What makes a good year: Limerick are at home to the winners of Kerry and Tipperary in the championship, and after last year's Munster final performance, they won't fear the Kingdom should they come through as expected.

Galway

Manager profile: Kerryman Tomas O Flatharta fills the seat surprisingly vacated by Joe Kernan.

Why he's there: Former Armagh boss Kernan and Galway couldn't come to an agreement on his back-room team for 2011 and the Armagh man stepped down after just a year in charge.

What he'll bring: Played a huge role in Westmeath's breakthrough Leinster triumph in 2004 under Paidi O Se and subsequently brought the midlanders to top-flight league football when beating Dublin in a Division 2 decider.

What makes a good year: It's straight into the action for O Flatharta, whose new charges will most likely face Mayo in Castlebar in their Conncaht SFC opener provided their great rivals and near-neighbours avoid a slip-up in London.

Mayo

Manager profile: James Horan beat off some fierce competition for the Mayo hot seat. Guiding Ballintubber to their first county title did his cause no harm at all.

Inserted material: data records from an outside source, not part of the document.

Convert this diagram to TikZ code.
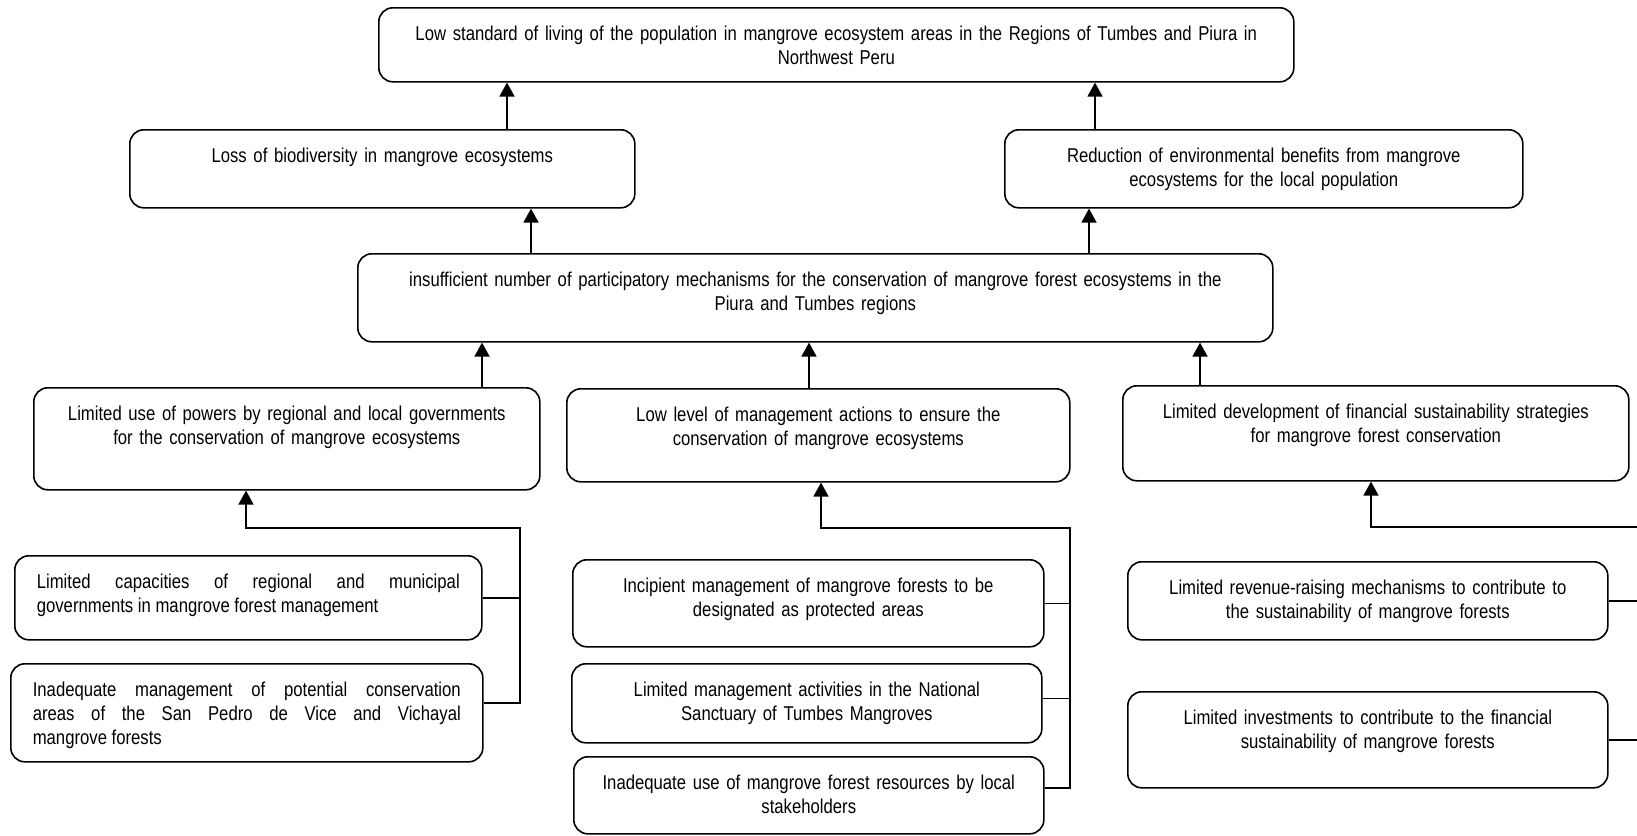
\documentclass[tikz,border=0pt]{standalone}
\usepackage{fontspec}
\setmainfont{Liberation Sans}[FakeStretch=0.835]
\usetikzlibrary{arrows.meta}

\begin{document}
\begin{tikzpicture}[x=0.5pt, y=-0.5pt, line width=0.8pt,
    every node/.style={draw, rounded corners=7pt, anchor=north west, align=center,
      font=\fontsize{10}{12}\selectfont, inner xsep=4pt, inner ysep=0pt, text height=16.5pt},
    arr/.style={-{Triangle[length=7pt, width=7.5pt]}}]
  \useasboundingbox (0,0) rectangle (1637,835);

  \node[text width=449.5pt, text depth=20.5pt] (top) at (378, 7) {Low standard of living of the population in mangrove ecosystem areas in the Regions of Tumbes and Piura in\\ Northwest Peru};

  \node[text width=244.5pt, text depth=22.5pt] (loss) at (129, 129) {Loss of biodiversity in mangrove ecosystems};
  \node[text width=251pt, text depth=22.5pt] (reduc) at (1004, 129) {Reduction of environmental benefits from mangrove\\ ecosystems for the local population};

  \node[text width=449.5pt, text depth=27.5pt] (mech) at (357, 253) {insufficient number of participatory mechanisms for the conservation of mangrove forest ecosystems in the\\ Piura and Tumbes regions};

  \node[text width=245pt, text depth=34.5pt] (powers) at (33, 387) {Limited use of powers by regional and local governments\\ for the conservation of mangrove ecosystems};
  \node[text width=243.5pt, text depth=30pt] (manag) at (566, 388) {Low level of management actions to ensure the\\ conservation of mangrove ecosystems};
  \node[text width=245pt, text depth=31pt] (finan) at (1122, 385) {Limited development of financial sustainability strategies\\ for mangrove forest conservation};

  \node[align=justify, inner xsep=11pt, text width=211.5pt, text depth=25.5pt] (capac) at (14, 555) {Limited capacities of regional and municipal\linebreak governments in mangrove forest management};
  \node[align=justify, inner xsep=11pt, text width=214pt, text depth=32.5pt] (vice) at (10, 663) {Inadequate management of potential conservation\linebreak areas of the San Pedro de Vice and Vichayal\linebreak mangrove forests};

  \node[text width=227.5pt, text depth=27pt] (incip) at (572, 559) {Incipient management of mangrove forests to be\\ designated as protected areas};
  \node[text width=227pt, text depth=23pt] (sanct) at (571, 663) {Limited management activities in the National\\ Sanctuary of Tumbes Mangroves};
  \node[text width=227pt, text depth=22pt] (resou) at (573, 756) {Inadequate use of mangrove forest resources by local\\ stakeholders};

  \node[text width=232pt, text depth=22.5pt] (reven) at (1127, 561) {Limited revenue-raising mechanisms to contribute to\\ the sustainability of mangrove forests};
  \node[text width=232pt, text depth=31.5pt] (invest) at (1127, 691) {Limited investments to contribute to the financial\\ sustainability of mangrove forests};

  \draw[arr] (loss.north -| 507,0) -- (top.south -| 507,0);
  \draw[arr] (reduc.north -| 1095,0) -- (top.south -| 1095,0);
  \draw[arr] (mech.north -| 531,0) -- (loss.south -| 531,0);
  \draw[arr] (mech.north -| 1089,0) -- (reduc.south -| 1089,0);
  \draw[arr] (powers.north -| 482,0) -- (mech.south -| 482,0);
  \draw[arr] (manag.north -| 809,0) -- (mech.south -| 809,0);
  \draw[arr] (finan.north -| 1200,0) -- (mech.south -| 1200,0);

  \draw (capac.east) -- (capac.east -| 520,0);
  \draw[arr] ([yshift=5pt]vice.east) -| (520,528) -| (powers.south -| 246,0);

  \draw (incip.east) -- (incip.east -| 1070,0);
  \draw ([yshift=2.5pt]sanct.east) -- ([yshift=2.5pt]sanct.east -| 1070,0);
  \draw[arr] ([yshift=3.75pt]resou.east) -| (1070,528) -| (manag.south -| 821,0);

  \draw (reven.east) -- (reven.east -| 1637,0);
  \draw (invest.east) -- (invest.east -| 1637,0);
  \draw[arr] (1637,527) -| (finan.south -| 1371,0);
\end{tikzpicture}
\end{document}
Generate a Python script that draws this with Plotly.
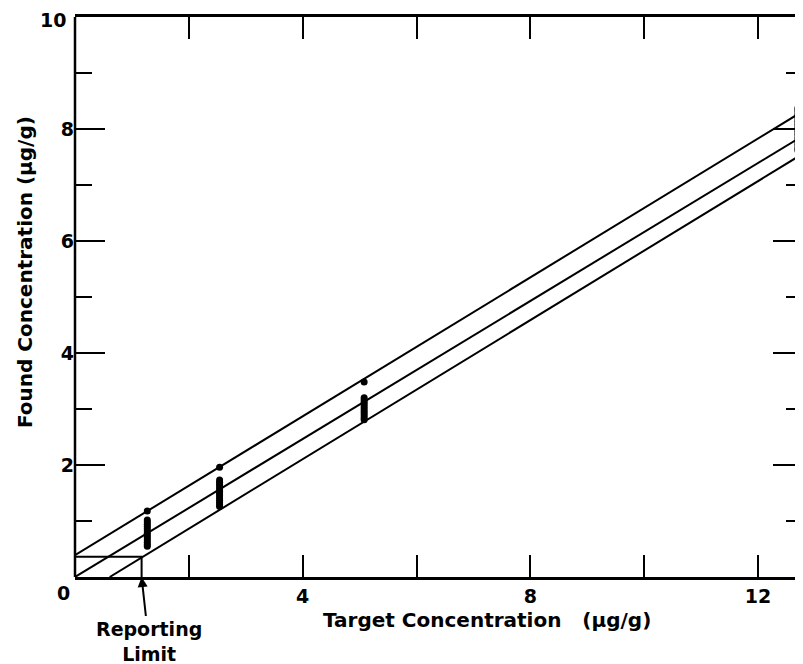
import plotly.graph_objects as go

# ---- data ----
target_levels = [1.27, 2.54, 5.08, 12.7]
found_1 = [1.18, 1.02, 0.98, 0.94, 0.90, 0.86, 0.82, 0.78, 0.74, 0.70, 0.66, 0.62, 0.58, 0.55]
found_2 = [1.96, 1.73, 1.69, 1.65, 1.61, 1.57, 1.53, 1.49, 1.45, 1.41, 1.37, 1.33, 1.29, 1.26]
found_3 = [3.48, 3.20, 3.16, 3.12, 3.08, 3.04, 3.00, 2.96, 2.92, 2.88, 2.84, 2.81]
found_4 = [8.37, 8.32, 8.26, 8.20, 8.14, 8.08, 8.02, 7.96, 7.90, 7.84, 7.78, 7.72, 7.66, 7.62]

upper_x = [0, 12.79]
upper_y = [0.39, 8.32]
middle_x = [0, 12.79]
middle_y = [0, 7.88]
lower_x = [0.61, 12.79]
lower_y = [0, 7.56]

reporting_limit_x = 1.17
reporting_limit_y = 0.36

x_tickvals = [0, 2, 4, 6, 8, 10, 12]
x_ticktext = ["", "", "4", "", "8", "", "12"]
y_tickvals = [0, 2, 4, 6, 8, 10]
y_ticktext = ["", "2", "4", "6", "8", ""]
y_minor = [1, 3, 5, 7, 9]

FONT = "DejaVu Sans"
BLACK = "#000000"

fig = go.Figure()

for xs, ys in [(upper_x, upper_y), (middle_x, middle_y), (lower_x, lower_y)]:
    fig.add_trace(go.Scatter(x=xs, y=ys, mode="lines",
                             line=dict(color=BLACK, width=2), showlegend=False,
                             hoverinfo="skip"))

# reporting limit box
fig.add_trace(go.Scatter(x=[0, reporting_limit_x, reporting_limit_x],
                         y=[reporting_limit_y, reporting_limit_y, 0],
                         mode="lines", line=dict(color=BLACK, width=2),
                         showlegend=False, hoverinfo="skip"))

for xv, ys in zip(target_levels, [found_1, found_2, found_3, found_4]):
    fig.add_trace(go.Scatter(x=[xv] * len(ys), y=ys, mode="markers",
                             marker=dict(color=BLACK, size=7, line=dict(width=0)),
                             showlegend=False, cliponaxis=False))

fig.update_layout(
    width=795, height=656,
    margin=dict(l=67, r=0, t=9, b=87),
    paper_bgcolor="white", plot_bgcolor="white",
    font=dict(family=FONT, color=BLACK, size=18),
    xaxis=dict(range=[0, 12.79], tickmode="array", tickvals=x_tickvals,
               ticktext=x_ticktext, ticks="inside", ticklen=22, tickwidth=2,
               tickcolor=BLACK, showline=True, linecolor=BLACK, linewidth=2.5,
               mirror="ticks", showgrid=False, zeroline=False,
               tickfont=dict(family=FONT, size=19, color=BLACK, weight="bold")),
    yaxis=dict(range=[0, 10], tickmode="array", tickvals=y_tickvals,
               ticktext=y_ticktext, ticks="inside", ticklen=30, tickwidth=2,
               tickcolor=BLACK, showline=False, mirror="ticks",
               showgrid=False, zeroline=False,
               minor=dict(tickmode="array", tickvals=y_minor, ticks="inside",
                          ticklen=17, tickwidth=2, tickcolor=BLACK, showgrid=False),
               tickfont=dict(family=FONT, size=19, color=BLACK, weight="bold")),
)

# left axis line (no line on the cropped right edge)
fig.add_shape(type="line", xref="paper", yref="paper", x0=0, x1=0, y0=0, y1=1,
              line=dict(color=BLACK, width=2.5))

tick_font = dict(family=FONT, size=19, color=BLACK, weight="bold")
fig.add_annotation(x=0, y=0, xref="x", yref="y", text="0", showarrow=False,
                   xshift=-12, yshift=-16, xanchor="center", yanchor="middle",
                   font=tick_font)
fig.add_annotation(x=0, y=10, xref="x", yref="y", text="10", showarrow=False,
                   xshift=-7, yshift=-3, xanchor="right", yanchor="middle",
                   font=tick_font)

fig.add_annotation(xref="paper", yref="paper", x=0.5666, y=-0.0768,
                   xanchor="center", yanchor="middle",
                   text="Target Concentration\u00a0\u00a0\u00a0(\u03bcg/g)",
                   showarrow=False,
                   font=dict(family=FONT, size=20, color=BLACK, weight="bold"))
fig.add_annotation(xref="paper", yref="paper", x=-0.0687, y=0.5446,
                   xanchor="center", yanchor="middle",
                   text="Found Concentration (\u03bcg/g)", textangle=-90,
                   showarrow=False,
                   font=dict(family=FONT, size=20, color=BLACK, weight="bold"))

fig.add_annotation(x=reporting_limit_x, y=0, xref="x", yref="y",
                   text="Reporting<br>Limit", showarrow=True,
                   arrowhead=2, arrowsize=1, arrowwidth=2, arrowcolor=BLACK,
                   ax=7, ay=64,
                   font=dict(family=FONT, size=19, color=BLACK, weight="bold"))

fig.write_html("out.html")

Why he's there: John O'Mahony's term in charge didn't work out in the latter end and last year's defeat to Sligo and listless performance against Longford were unforgivable. A league final appearance was a bonus, but that finished in disaster too.

What he'll bring: As a player he earned huge respect, winning two All Stars and appearing in All-Ireland finals. Optimistic Mayo people have pointed to the fact that he's the first former forward to be handed the role since Gerald Courell and Jackie Carney brought All-Irelands to the county in 1950 and '51.

What makes a good year: Like O Flatharta, his side's performance against Galway is the initial yardstick he'll be measured by. If and when they take the back door, they'll be expected to show more appetite.